In an action filed against a contractor and his surety to recover for materials furnished, it was held that the answer of the surety stating that it was without knowledge or information to form a belief as to the truth of the allegations with respect to the work and materials supplied by the plaintiff and the amount due was sufficient and had the effect of a denial.[7]
Paragraph 14 of Stronghold's answer, under the heading Special and Affirmative defenses, alleged "that some of the obligations of co-defendant Lepol Trading during the effectivity of the bond had been paid." The petitioner thus also raised a genuine issue by pleading this affirmative defense. It has also been held that it is sufficient to allege payment generally without stating the amount paid, the date of payment, or the person to whom made.[8]
The following excerpt from Santiago v. Conde[9] is in point:
When it appears that not all the material allegations of the complaint were admitted in the answer for some of them were either denied or disputed, the defendant going to the extent of setting up certain special defenses which, if proven, would have the effect of nullifying plaintiff's main cause of action, judgment on the pleadings cannot be rendered.
In the case before us, the petitioner's answer tendered an issue, for it did not only deny the material allegations of the complaint but even set up certain special and affirmative defenses.

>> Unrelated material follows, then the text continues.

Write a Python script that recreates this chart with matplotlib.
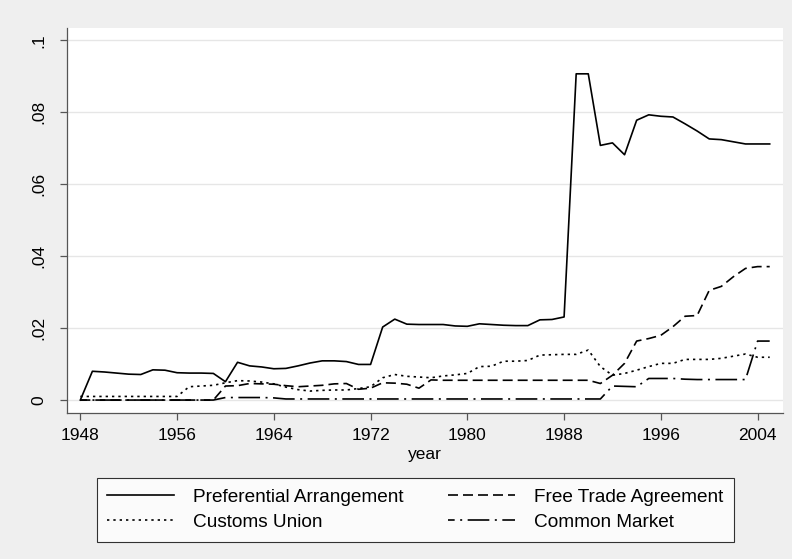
import matplotlib
matplotlib.use("Agg")
import matplotlib.pyplot as plt
import numpy as np

plt.rcParams['font.family'] = ['Liberation Sans', 'DejaVu Sans']

years = list(range(1948, 2006))

preferential_arrangement = [
    0.0000, 0.0080, 0.0078, 0.0075, 0.0072, 0.0071, 0.0084, 0.0083, 0.0076, 0.0075,
    0.0075, 0.0074, 0.0051, 0.0105, 0.0095, 0.0092, 0.0087, 0.0088, 0.0095, 0.0103,
    0.0109, 0.0109, 0.0107, 0.0099, 0.0099, 0.0203, 0.0225, 0.0211, 0.0210, 0.0210,
    0.0210, 0.0206, 0.0205, 0.0212, 0.0210, 0.0208, 0.0207, 0.0207, 0.0223, 0.0224,
    0.0231, 0.0907, 0.0907, 0.0708, 0.0715, 0.0682, 0.0778, 0.0793, 0.0789, 0.0787,
    0.0768, 0.0748, 0.0726, 0.0724, 0.0718, 0.0712, 0.0712, 0.0712,
]

free_trade_agreement = [
    0.0, 0.0, 0.0, 0.0, 0.0, 0.0, 0.0, 0.0, 0.0, 0.0,
    0.0, 0.0, 0.0039, 0.0040, 0.0046, 0.0045, 0.0044, 0.0040, 0.0037, 0.0039,
    0.0041, 0.0045, 0.0046, 0.0030, 0.0033, 0.0048, 0.0047, 0.0044, 0.0033, 0.0056,
    0.0055, 0.0055, 0.0055, 0.0055, 0.0055, 0.0055, 0.0055, 0.0055, 0.0055, 0.0055,
    0.0055, 0.0055, 0.0055, 0.0046, 0.0069, 0.0102, 0.0164, 0.0171, 0.0180, 0.0204,
    0.0233, 0.0235, 0.0305, 0.0316, 0.0343, 0.0366, 0.0371, 0.0371,
]

customs_union = [
    0.0010, 0.0010, 0.0010, 0.0010, 0.0010, 0.0010, 0.0010, 0.0010, 0.0010, 0.0037,
    0.0039, 0.0041, 0.0048, 0.0054, 0.0053, 0.0050, 0.0045, 0.0036, 0.0029, 0.0025,
    0.0027, 0.0028, 0.0028, 0.0032, 0.0037, 0.0062, 0.0071, 0.0066, 0.0064, 0.0062,
    0.0067, 0.0070, 0.0074, 0.0093, 0.0094, 0.0108, 0.0108, 0.0110, 0.0125, 0.0126,
    0.0127, 0.0127, 0.0139, 0.0093, 0.0069, 0.0074, 0.0083, 0.0093, 0.0102, 0.0102,
    0.0113, 0.0113, 0.0113, 0.0116, 0.0122, 0.0128, 0.0119, 0.0119,
]

common_market = [
    0.0, 0.0, 0.0, 0.0, 0.0, 0.0, 0.0, 0.0, 0.0, 0.0,
    0.0, 0.0, 0.0007, 0.0007, 0.0007, 0.0007, 0.0006, 0.0003, 0.0003, 0.0003,
    0.0003, 0.0003, 0.0003, 0.0003, 0.0003, 0.0003, 0.0003, 0.0003, 0.0003, 0.0003,
    0.0003, 0.0003, 0.0003, 0.0003, 0.0003, 0.0003, 0.0003, 0.0003, 0.0003, 0.0003,
    0.0003, 0.0003, 0.0003, 0.0003, 0.0039, 0.0038, 0.0037, 0.0060, 0.0060, 0.0060,
    0.0058, 0.0057, 0.0057, 0.0057, 0.0057, 0.0057, 0.0164, 0.0164,
]

series_labels = ["Preferential Arrangement", "Free Trade Agreement",
                 "Customs Union", "Common Market"]
x_ticks = [1948, 1956, 1964, 1972, 1980, 1988, 1996, 2004]
y_ticks = [0, 0.02, 0.04, 0.06, 0.08, 0.1]
y_tick_labels = ["0", ".02", ".04", ".06", ".08", ".1"]
x_label = "year"

BG = "#efefef"
FS_TICK = 12.5
FS_LEG = 13.7
fig = plt.figure(figsize=(7.92, 5.59), dpi=100, facecolor=BG)
ax = fig.add_axes([67/792, 1-413/559, (783-67)/792, (413-28)/559])
ax.set_facecolor("white")

lw = 1.2
l1, = ax.plot(years, preferential_arrangement, color="black", lw=lw, linestyle="-")
l2, = ax.plot(years, free_trade_agreement, color="black", lw=lw, dashes=(6, 3))
l3, = ax.plot(years, customs_union, color="black", lw=lw, dashes=(1.4, 2.4))
l4, = ax.plot(years, common_market, color="black", lw=lw,
              linestyle=(9, (13, 3.3, 1.2, 3.3)))

ax.set_xlim(1946.9, 2006.1)
ax.set_ylim(-0.0036, 0.10344)
ax.set_xticks(x_ticks)
ax.set_yticks(y_ticks)
ax.set_yticklabels(y_tick_labels, rotation=90, va="center")
ax.grid(axis="y", color="#e6e6e6", lw=1.0)
ax.set_axisbelow(True)

for s in ["top", "right"]:
    ax.spines[s].set_visible(False)
for s in ["left", "bottom"]:
    ax.spines[s].set_color("#555555")
    ax.spines[s].set_linewidth(0.9)
ax.tick_params(axis="both", length=5, width=0.9, color="#555555", labelsize=FS_TICK,
               labelcolor="black")
ax.tick_params(axis="y", pad=10)
ax.tick_params(axis="x", pad=6)
ax.set_xlabel(x_label, fontsize=FS_TICK, labelpad=2.5)

fs_px = FS_LEG * 100 / 72
leg = fig.legend([l1, l3, l2, l4],
                 [series_labels[0], series_labels[2], series_labels[1], series_labels[3]],
                 ncol=2, loc="upper left",
                 bbox_to_anchor=(97/792, 1-478/559),
                 frameon=True, fancybox=False, edgecolor="black",
                 facecolor="white", fontsize=FS_LEG, handlelength=67/fs_px,
                 handletextpad=19/fs_px, columnspacing=44/fs_px,
                 borderaxespad=0, labelspacing=0.42, borderpad=0.55)
leg.get_frame().set_linewidth(0.8)

fig.savefig("out.png", dpi=100, facecolor=BG)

As the nature of the answer called for presentation of evidence, it was error for the lower court to simply render a decision thereon without a trial.[10]
Lepol's liability as principal debtor has clearly been conceded because of its failure to adequately deny the allegations in the complaint, but this cannot be said also of Stronghold. The defendant's assertions, such as the payments already made by Lepol, the inapplicability of the 1-1/2% interest to the surety, and the invalidity of the award of attorney's fees against it, are matters appropriate for a full-blown trial on the merits. It was clearly incorrect for the trial court to foreclose all these defenses by rendering judgment on the pleadings against both Lepol and Stronghold.
WHEREFORE, the appealed decision of the respondent court sustaining the judgment on the pleadings of the trial court is SET ASIDE. Civil Case No. 0807-P is remanded to the Regional Trial Court of Pasay City, Branch 108, for trial on the merits of the complaint against petitioner Stronghold Insurance Co., Inc. No costs.
SO ORDERED.Narvasa, (Chairman), Feliciano, Griño-Aquino, and Medialdea, JJ., concur.
[1] Through Judge Priscilla C. Mijares.
[2] Penned by Rasul, J.; with de Paño, Jr. and Imperial, JJ., concurring.
[3] Rollo, p. 75.
[4] Ibid., p. 76.
[5] Id., 77.
[6] id.
[7] Francisco, Revised Rules of Court in the Philippines, Vol. 1, 1973 ed., p. 604.
[8] Ibid., p. 452 citing Corbett v. Hughes, 75 Iowa 281; 39 N.W. 300.
[9] 105 Phil. 298.
[10] Benavides v. Alabastro, 12 SCRA 553.